What is Shopper Marketing? It’s been defined in a number of ways, often in “mission statement” fashion, meaning a single sentence of 75 words or more that attempts include every detail. I won’t subject you to that form of punishment!
Instead, I’ll offer my own definition: Shopper Marketing is a discipline designed to drive growth by improving the shopping experience for the shopper.
That may sound basic and obvious, but the twist is that implementing Shopper Marketing is anything but basic and obvious. It is incredibly complicated because it involves every aspect of the shopping experience, from the the usual stuff like promotions, displays and packaging up to and including store formats themselves (think in terms of the checkout area, for starters — plenty of room for improvement there, no?)
Underneath it all is one area that is largely alien to traditional marketers, whose focus has been almost exclusively on understanding consumers — that is, the consumption of goods and services. What’s been ignored is understanding shoppers — that is, consumers when they are in the shopping mode.

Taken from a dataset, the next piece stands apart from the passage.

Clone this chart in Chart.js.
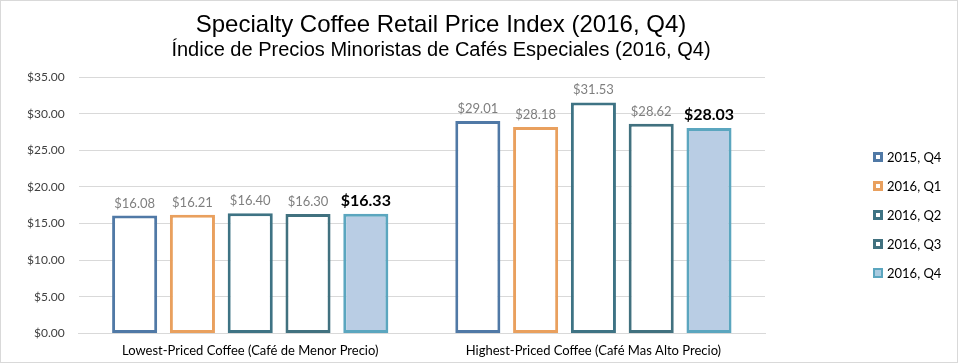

In other words, understanding consumers is not the same thing as understanding shoppers. There is some overlap between the two, of course, but if the ultimate goal is to drive growth (and it is), then doesn’t it make sense to gain insights into why a shopper decides to buy your brand versus someone else’s? There’s only one place that happens and that’s in the store — be it via bricks or clicks.
With that in mind, The Hub Magazine joined forces with Hoyt & Company, a consulting firm, and the Promotion Marketing Association, to codify what constitutes excellence in Shopper Marketing and benchmark against some standards in hopes of improving industry performance overall.
To ensure maximum objectivity, Hoyt & Company simply asked agencies to rate brand marketers, and vice versa, against ten key areas critical to success in Shopper Marketing. We published an executive summary of our findings in the May/June issue of The Hub.
In addition, we prepared a comprehensive report “The Hub Top 10: Shopper Marketing Excellence.” The report includes rankings of the top ten brand marketers and agencies in ten key performance areas critical to success in Shopper Marketing and a mini-primer on Shopper Marketing.
Perhaps not surprisingly, the weakest area for both the brand marketers and their agencies is, yes, shopper insights. Shopper Marketing may be the last great frontier of marketing … and the wagon train is leaving the depot.